常见的行式数据库系统有：`MySQL`、`Postgres`和`MS SQL Server`。

在列式数据库系统中，数据按如下的顺序存储：

| Row:        | #0                 | #1                 | #2                 | #N |
|-------------|---------------------|---------------------|---------------------|-----|
| WatchID:    | 89354350662         | 90329509958         | 89953706054         | …   |
| JavaEnable: | 1                   | 0                   | 1                   | …   |
| Title:      | Investor Relations  | Contact us          | Mission             | …   |
| GoodEvent:  | 1                   | 1                   | 1                   | …   |
| EventTime:  | 2016-05-18 05:19:20 | 2016-05-18 08:10:20 | 2016-05-18 07:38:00 | …   |

这些示例只显示了数据的排列顺序。来自不同列的值被单独存储，来自同一列的数据被存储在一起。

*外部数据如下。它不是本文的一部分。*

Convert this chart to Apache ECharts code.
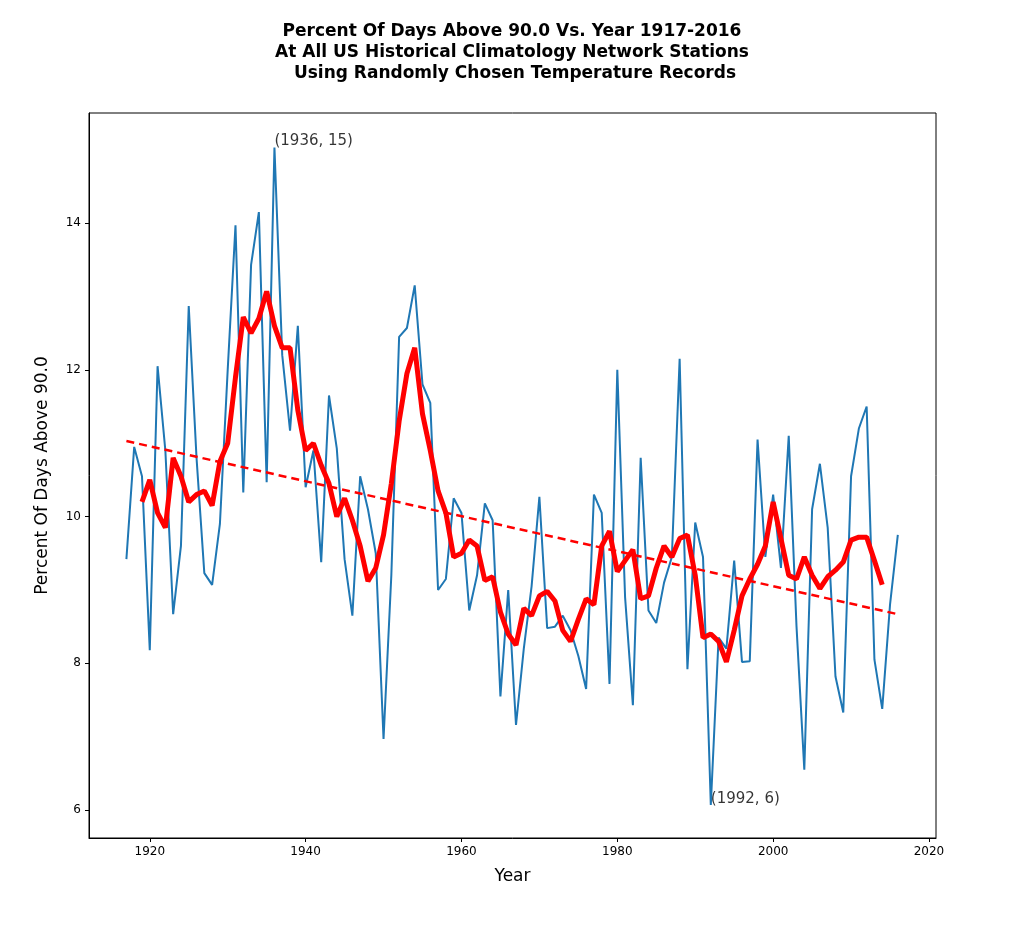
<!DOCTYPE html>
<html>
<head>
<meta charset="UTF-8" />
<title>Percent Of Days Above 90.0</title>
<script src="https://cdn.jsdelivr.net/npm/echarts@6/dist/echarts.min.js"></script>
<style>
  html, body { margin: 0; padding: 0; background: #fff; }
  #chart { width: 1024px; height: 951px; }
</style>
</head>
<body>
<div id="chart"></div>
<script>
  // yearly percent of days above 90F, 1917-2016
  const years = [];
  for (let y = 1917; y <= 2016; y++) years.push(y);
  const pctDays = [
    9.42, 10.95, 10.55, 8.18, 12.05, 10.9, 8.67, 9.6, 12.87, 10.8,
    9.23, 9.07, 9.9, 12.0, 13.97, 10.33, 13.43, 14.15, 10.47, 15.03,
    12.2, 11.17, 12.6, 10.4, 10.9, 9.38, 11.65, 10.93, 9.42, 8.65,
    10.55, 10.1, 9.5, 6.97, 9.2, 12.45, 12.57, 13.15, 11.8, 11.55,
    9.0, 9.15, 10.25, 10.05, 8.72, 9.2, 10.18, 9.95, 7.55, 9.0,
    7.16, 8.2, 9.05, 10.27, 8.48, 8.5, 8.65, 8.45, 8.1, 7.65,
    10.3, 10.05, 7.72, 12.0, 8.9, 7.43, 10.8, 8.72, 8.55, 9.1,
    9.45, 12.15, 7.92, 9.92, 9.45, 6.07, 8.35, 8.2, 9.4, 8.02,
    8.03, 11.05, 9.45, 10.3, 9.3, 11.1, 8.5, 6.55, 10.1, 10.72,
    9.85, 7.82, 7.33, 10.55, 11.2, 11.5, 8.05, 7.38, 8.8, 9.75
  ];
  // smoothed curve, 1919-2014
  const smoothStart = 1919;
  const smoothVals = [
    10.2, 10.5, 10.05, 9.85, 10.8, 10.55, 10.2, 10.3, 10.35, 10.15,
    10.75, 11.0, 11.9, 12.72, 12.5, 12.7, 13.07, 12.6, 12.3, 12.3,
    11.45, 10.9, 11.0, 10.7, 10.45, 10.0, 10.25, 9.95, 9.6, 9.12,
    9.3, 9.75, 10.45, 11.3, 11.95, 12.3, 11.4, 10.9, 10.35, 10.05,
    9.45, 9.5, 9.68, 9.6, 9.13, 9.18, 8.7, 8.4, 8.25, 8.75,
    8.65, 8.92, 8.98, 8.85, 8.45, 8.3, 8.6, 8.88, 8.8, 9.6,
    9.8, 9.25, 9.4, 9.55, 8.88, 8.92, 9.3, 9.6, 9.45, 9.7,
    9.75, 9.2, 8.35, 8.4, 8.3, 8.02, 8.45, 8.92, 9.15, 9.35,
    9.6, 10.2, 9.7, 9.2, 9.15, 9.45, 9.2, 9.02, 9.18, 9.27,
    9.38, 9.68, 9.72, 9.72, 9.4, 9.07
  ];
  const trendYears = [1917, 2016];
  const trendVals = [11.03, 8.67];
  const xTicks = [1920, 1940, 1960, 1980, 2000, 2020];
  const yTicks = [6, 8, 10, 12, 14];
  const notes = [[1936, 15.03, '(1936, 15)'], [1992, 6.07, '(1992, 6)']];

  const font = 'DejaVu Sans';
  const chart = echarts.init(document.getElementById('chart'));
  chart.setOption({
    animation: false,
    title: {
      text: 'Percent Of Days Above 90.0 Vs. Year 1917-2016\nAt All US Historical Climatology Network Stations\n Using Randomly Chosen Temperature Records',
      left: 'center', top: 16,
      textStyle: { fontFamily: font, fontSize: 17, fontWeight: 'bold', color: '#000', lineHeight: 21 }
    },
    grid: { left: 89, right: 88, top: 113, bottom: 113, show: true, borderColor: '#000', borderWidth: 1 },
    xAxis: {
      type: 'value', min: 1912.2, max: 2020.9,
      name: 'Year', nameLocation: 'middle', nameGap: 30,
      nameTextStyle: { fontFamily: font, fontSize: 17, color: '#000' },
      splitLine: { show: false },
      axisLine: { show: true, onZero: false, lineStyle: { color: '#000' } },
      axisTick: { show: true, length: 4, customValues: xTicks, lineStyle: { color: '#000' } },
      axisLabel: { customValues: xTicks, formatter: v => String(v), fontFamily: font, fontSize: 12, color: '#000', margin: 8 }
    },
    yAxis: {
      type: 'value', min: 5.62, max: 15.5,
      name: 'Percent Of Days Above 90.0', nameLocation: 'middle', nameGap: 38,
      nameTextStyle: { fontFamily: font, fontSize: 17, color: '#000' },
      splitLine: { show: false },
      axisLine: { show: true, lineStyle: { color: '#000' } },
      axisTick: { show: true, length: 4, customValues: yTicks, lineStyle: { color: '#000' } },
      axisLabel: { customValues: yTicks, fontFamily: font, fontSize: 12, color: '#000', margin: 8 }
    },
    series: [
      {
        type: 'line', data: years.map((y, i) => [y, pctDays[i]]),
        symbol: 'none', lineStyle: { color: '#1f77b4', width: 2 }
      },
      {
        type: 'line', data: smoothVals.map((v, i) => [smoothStart + i, v]),
        symbol: 'none', lineStyle: { color: '#ff0000', width: 5 }
      },
      {
        type: 'line', data: trendYears.map((y, i) => [y, trendVals[i]]),
        symbol: 'none', lineStyle: { color: '#ff0000', width: 2.5, type: [8, 5] }
      },
      {
        type: 'scatter', symbolSize: 0.01, itemStyle: { color: '#000' },
        data: notes.map(n => ({ value: [n[0], n[1]], label: { formatter: n[2] } })),
        label: { show: true, position: 'right', distance: 0, offset: [0, -6], fontFamily: font, fontSize: 15, color: '#000', textBorderWidth: 0 }
      }
    ]
  });
</script>
</body>
</html>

常见的列式数据库有： Vertica、 Paraccel (Actian Matrix，Amazon Redshift)、 Sybase IQ、 Exasol、 Infobright、 InfiniDB、 MonetDB (VectorWise， Actian Vector)、 LucidDB、 SAP HANA、 Google Dremel、 Google PowerDrill、 Druid、 kdb+。

不同的数据存储方式适用不同的业务场景，数据访问的场景包括：进行了何种查询、多久查询一次以及各类查询的比例；每种类型的查询(行、列和字节)读取多少数据；读取数据和更新之间的关系；使用的数据集大小以及如何使用本地的数据集；是否使用事务,以及它们是如何进行隔离的；数据的复制机制与数据的完整性要求；每种类型的查询要求的延迟与吞吐量等等。

系统负载越高，依据使用场景进行定制化就越重要，并且定制将会变的越精细。没有一个系统能够同时适用所有不同的业务场景。如果系统适用于广泛的场景，在负载高的情况下，要兼顾所有的场景，那么将不得不做出选择。是要平衡还是要效率？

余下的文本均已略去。